12So then, brethren, we are under obligation, not to the flesh, to live according to the flesh— 13for if you are living according to the flesh, you must die; but if by the Spirit you are putting to death the deeds of the body, you will live. 14For all who are being led by the Spirit of God, these are sons of God.
- Romans 8:12-14
As a human being I work, I build a family, I enjoy the blessings God has provided in this world. As a Christian and disciple, I cooperate with the Spirit of God in the transformation of my inner man to live a holy life growing more obedient to God and more Christ-like until my final transformation when I am resurrected.
51Behold, I tell you a mystery; we will not all sleep, but we will all be changed, 52in a moment, in the twinkling of an eye, at the last trumpet; for the trumpet will sound, and the dead will be raised imperishable, and we will be changed. 53For this perishable must put on the imperishable, and this mortal must put on immortality.
- I Corinthians 15:51-53
I do this privately as I live out my life of faith. I also do this publicly and corporately as I meet regularly with other saints for worship, fellowship, witness, and service.

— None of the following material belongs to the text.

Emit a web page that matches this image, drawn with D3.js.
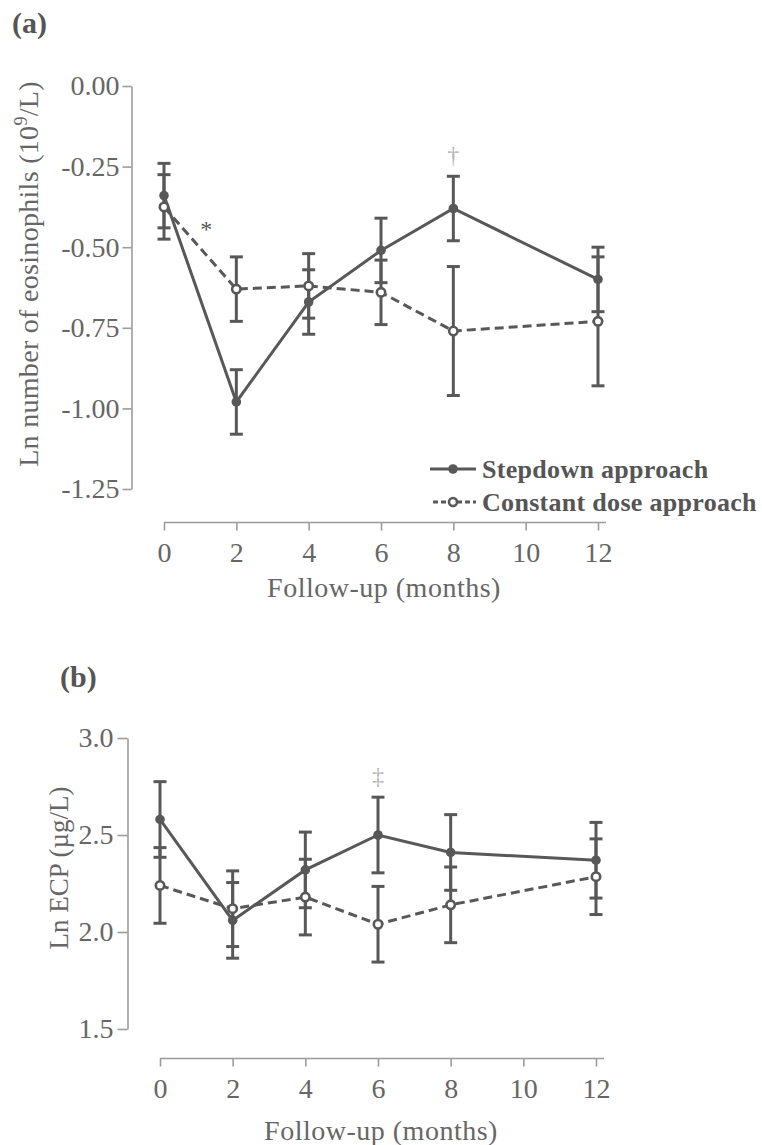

Just as God provided instructions for the Jews in how to balance and maintain their holiness in the Old Testament period by providing the Law and ordinances found in the Torah (Pentateuch), Jesus provides the information to become and maintain holy (and live as the holy people of God) today through the gospel and New Testament writings.
Studying Leviticus, even though it contains laws and rituals that don't pertain to us today, will help us to understand the essence and practice of holiness, a spiritual condition that all people of God seek to attain, no matter what era or time in which they live.